Task:
Print the first line of the material below and each line after it, exactly as written, ending with the line that contains "var yTickValues=[7620,7630,7640];".

Available data:
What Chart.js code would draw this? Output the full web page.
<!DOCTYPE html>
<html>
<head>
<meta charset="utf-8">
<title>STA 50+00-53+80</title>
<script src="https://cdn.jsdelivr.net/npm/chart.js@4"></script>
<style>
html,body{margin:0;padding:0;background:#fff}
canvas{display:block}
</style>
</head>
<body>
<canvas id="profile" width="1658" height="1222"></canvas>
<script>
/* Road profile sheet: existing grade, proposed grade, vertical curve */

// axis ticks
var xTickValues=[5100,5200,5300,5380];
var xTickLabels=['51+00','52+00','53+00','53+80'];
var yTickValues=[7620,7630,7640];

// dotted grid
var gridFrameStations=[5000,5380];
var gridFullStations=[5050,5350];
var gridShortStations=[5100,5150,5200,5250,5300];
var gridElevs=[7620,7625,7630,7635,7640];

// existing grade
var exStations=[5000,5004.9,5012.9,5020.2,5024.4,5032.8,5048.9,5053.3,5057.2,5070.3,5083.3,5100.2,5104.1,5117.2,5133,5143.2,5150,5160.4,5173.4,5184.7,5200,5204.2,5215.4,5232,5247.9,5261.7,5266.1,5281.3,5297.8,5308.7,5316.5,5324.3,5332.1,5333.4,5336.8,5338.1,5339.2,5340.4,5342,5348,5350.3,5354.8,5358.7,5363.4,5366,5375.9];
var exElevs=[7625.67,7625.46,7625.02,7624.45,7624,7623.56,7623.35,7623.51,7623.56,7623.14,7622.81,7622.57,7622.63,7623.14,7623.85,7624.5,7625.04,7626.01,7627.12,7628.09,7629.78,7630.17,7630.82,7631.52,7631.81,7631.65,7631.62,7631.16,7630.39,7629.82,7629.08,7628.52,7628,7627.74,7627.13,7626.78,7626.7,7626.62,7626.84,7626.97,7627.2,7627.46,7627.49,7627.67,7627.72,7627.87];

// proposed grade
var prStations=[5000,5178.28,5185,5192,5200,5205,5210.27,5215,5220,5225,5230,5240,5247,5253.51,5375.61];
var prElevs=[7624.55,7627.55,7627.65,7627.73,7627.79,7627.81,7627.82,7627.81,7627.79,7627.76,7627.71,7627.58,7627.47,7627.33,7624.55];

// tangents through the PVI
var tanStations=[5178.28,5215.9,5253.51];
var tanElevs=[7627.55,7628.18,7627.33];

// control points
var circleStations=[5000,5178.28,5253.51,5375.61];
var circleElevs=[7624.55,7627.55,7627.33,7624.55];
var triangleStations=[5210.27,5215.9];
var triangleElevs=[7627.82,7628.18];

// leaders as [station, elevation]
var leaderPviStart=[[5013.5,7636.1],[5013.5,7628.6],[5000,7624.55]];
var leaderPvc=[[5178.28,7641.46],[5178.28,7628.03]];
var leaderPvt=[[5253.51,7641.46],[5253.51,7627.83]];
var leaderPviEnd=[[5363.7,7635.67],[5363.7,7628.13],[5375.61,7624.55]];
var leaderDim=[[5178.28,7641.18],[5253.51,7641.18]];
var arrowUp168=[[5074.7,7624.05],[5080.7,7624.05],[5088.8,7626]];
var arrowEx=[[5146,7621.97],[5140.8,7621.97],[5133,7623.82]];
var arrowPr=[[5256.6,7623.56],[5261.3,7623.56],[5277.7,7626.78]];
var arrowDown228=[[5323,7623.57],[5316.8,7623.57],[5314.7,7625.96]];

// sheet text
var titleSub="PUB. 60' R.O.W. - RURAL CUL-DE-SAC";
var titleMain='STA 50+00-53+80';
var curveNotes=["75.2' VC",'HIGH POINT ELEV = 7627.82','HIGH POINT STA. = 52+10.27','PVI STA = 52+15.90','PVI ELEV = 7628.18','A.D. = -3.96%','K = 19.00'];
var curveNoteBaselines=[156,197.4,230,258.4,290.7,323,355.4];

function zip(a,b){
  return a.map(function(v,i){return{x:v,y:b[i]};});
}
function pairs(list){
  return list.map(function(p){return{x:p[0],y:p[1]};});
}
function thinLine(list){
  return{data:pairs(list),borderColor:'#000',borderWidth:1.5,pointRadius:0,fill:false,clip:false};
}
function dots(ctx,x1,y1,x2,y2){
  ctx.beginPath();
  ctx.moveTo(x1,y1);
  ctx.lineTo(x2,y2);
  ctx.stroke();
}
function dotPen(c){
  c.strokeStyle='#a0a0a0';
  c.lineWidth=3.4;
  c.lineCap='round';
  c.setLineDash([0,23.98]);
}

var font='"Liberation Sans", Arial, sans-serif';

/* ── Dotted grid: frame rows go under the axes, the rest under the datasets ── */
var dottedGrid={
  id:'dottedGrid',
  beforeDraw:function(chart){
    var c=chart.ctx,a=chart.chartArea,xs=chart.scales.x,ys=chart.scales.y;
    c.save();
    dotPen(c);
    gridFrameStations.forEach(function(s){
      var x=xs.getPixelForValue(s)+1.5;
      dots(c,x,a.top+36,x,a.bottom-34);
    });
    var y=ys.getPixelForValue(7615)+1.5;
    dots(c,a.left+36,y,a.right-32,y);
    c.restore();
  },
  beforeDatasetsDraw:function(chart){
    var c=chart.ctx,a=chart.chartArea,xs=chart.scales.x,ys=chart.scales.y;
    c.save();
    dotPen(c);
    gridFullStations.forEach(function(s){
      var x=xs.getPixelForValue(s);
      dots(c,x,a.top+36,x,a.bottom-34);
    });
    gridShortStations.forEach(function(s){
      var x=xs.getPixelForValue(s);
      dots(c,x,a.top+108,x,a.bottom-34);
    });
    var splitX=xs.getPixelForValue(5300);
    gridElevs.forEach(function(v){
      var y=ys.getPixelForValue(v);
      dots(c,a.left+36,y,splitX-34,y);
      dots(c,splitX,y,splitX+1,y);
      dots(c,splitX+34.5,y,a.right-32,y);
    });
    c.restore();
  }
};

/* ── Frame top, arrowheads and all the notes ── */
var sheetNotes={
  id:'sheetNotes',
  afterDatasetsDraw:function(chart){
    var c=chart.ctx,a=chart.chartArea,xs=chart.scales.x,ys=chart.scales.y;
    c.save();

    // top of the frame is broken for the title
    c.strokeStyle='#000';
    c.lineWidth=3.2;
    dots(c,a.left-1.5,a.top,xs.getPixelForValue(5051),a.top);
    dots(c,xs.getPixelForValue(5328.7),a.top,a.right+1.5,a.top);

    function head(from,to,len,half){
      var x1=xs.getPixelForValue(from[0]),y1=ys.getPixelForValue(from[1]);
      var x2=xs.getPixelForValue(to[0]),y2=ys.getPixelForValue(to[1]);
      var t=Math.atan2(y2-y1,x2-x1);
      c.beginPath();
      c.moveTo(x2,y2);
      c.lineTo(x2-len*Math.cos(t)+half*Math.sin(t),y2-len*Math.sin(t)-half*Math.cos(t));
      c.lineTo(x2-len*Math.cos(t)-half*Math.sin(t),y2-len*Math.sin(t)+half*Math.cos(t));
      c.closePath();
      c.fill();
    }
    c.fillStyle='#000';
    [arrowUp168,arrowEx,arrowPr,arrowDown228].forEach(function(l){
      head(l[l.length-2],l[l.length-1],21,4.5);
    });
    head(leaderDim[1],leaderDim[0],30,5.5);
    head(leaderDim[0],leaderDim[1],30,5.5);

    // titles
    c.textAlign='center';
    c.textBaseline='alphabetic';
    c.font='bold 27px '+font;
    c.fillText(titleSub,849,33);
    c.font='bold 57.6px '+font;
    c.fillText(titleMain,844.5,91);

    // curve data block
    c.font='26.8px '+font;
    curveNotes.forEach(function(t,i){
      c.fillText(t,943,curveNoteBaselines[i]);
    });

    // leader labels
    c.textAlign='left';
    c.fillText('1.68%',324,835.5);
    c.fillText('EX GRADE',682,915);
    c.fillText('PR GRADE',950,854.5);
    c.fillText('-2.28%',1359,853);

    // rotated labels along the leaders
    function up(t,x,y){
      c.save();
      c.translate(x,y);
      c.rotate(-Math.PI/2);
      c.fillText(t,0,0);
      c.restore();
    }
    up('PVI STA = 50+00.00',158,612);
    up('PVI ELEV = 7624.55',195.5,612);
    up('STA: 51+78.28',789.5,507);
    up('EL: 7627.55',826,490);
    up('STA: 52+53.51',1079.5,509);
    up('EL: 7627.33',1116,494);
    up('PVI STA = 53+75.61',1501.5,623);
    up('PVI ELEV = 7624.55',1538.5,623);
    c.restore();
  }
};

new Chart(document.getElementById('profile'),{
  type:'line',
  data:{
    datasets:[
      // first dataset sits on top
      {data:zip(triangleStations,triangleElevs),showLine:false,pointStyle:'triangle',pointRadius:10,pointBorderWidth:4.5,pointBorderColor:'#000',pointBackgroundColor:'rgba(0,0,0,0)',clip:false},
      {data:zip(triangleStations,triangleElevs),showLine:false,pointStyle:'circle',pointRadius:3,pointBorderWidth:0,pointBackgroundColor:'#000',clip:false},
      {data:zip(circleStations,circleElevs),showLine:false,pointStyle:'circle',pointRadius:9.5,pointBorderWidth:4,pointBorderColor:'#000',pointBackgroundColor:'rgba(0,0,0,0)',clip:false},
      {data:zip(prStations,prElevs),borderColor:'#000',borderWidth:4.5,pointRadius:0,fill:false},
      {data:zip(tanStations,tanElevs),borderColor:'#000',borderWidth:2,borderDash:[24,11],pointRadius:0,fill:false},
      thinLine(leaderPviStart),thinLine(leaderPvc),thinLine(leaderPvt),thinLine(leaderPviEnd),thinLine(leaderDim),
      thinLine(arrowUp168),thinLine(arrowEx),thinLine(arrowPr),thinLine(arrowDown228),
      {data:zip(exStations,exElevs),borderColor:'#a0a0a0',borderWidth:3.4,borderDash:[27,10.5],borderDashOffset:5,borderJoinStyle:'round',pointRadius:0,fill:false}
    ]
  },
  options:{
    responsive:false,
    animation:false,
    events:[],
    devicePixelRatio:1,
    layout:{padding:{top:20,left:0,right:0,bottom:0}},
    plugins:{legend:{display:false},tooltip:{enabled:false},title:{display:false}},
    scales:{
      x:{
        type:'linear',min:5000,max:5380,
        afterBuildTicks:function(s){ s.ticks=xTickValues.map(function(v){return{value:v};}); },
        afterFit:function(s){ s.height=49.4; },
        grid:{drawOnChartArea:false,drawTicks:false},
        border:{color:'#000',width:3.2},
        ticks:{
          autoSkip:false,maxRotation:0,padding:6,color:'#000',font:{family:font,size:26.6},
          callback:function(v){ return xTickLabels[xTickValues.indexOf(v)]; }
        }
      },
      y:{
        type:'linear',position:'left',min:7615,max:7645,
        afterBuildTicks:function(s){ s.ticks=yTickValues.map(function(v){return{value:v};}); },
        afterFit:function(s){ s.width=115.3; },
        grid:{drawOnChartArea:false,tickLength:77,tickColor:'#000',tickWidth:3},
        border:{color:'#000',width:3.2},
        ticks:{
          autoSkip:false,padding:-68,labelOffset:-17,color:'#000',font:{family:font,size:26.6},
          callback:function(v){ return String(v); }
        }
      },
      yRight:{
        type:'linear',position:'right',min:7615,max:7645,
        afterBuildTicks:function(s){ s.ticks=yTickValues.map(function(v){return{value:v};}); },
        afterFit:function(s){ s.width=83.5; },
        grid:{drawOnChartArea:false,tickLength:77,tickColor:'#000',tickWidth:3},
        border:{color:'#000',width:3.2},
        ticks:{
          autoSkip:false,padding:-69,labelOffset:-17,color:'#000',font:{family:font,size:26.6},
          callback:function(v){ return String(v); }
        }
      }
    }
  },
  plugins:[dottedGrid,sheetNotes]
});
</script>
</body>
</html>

Written solution:
What Chart.js code would draw this? Output the full web page.
<!DOCTYPE html>
<html>
<head>
<meta charset="utf-8">
<title>STA 50+00-53+80</title>
<script src="https://cdn.jsdelivr.net/npm/chart.js@4"></script>
<style>
html,body{margin:0;padding:0;background:#fff}
canvas{display:block}
</style>
</head>
<body>
<canvas id="profile" width="1658" height="1222"></canvas>
<script>
/* Road profile sheet: existing grade, proposed grade, vertical curve */

// axis ticks
var xTickValues=[5100,5200,5300,5380];
var xTickLabels=['51+00','52+00','53+00','53+80'];
var yTickValues=[7620,7630,7640];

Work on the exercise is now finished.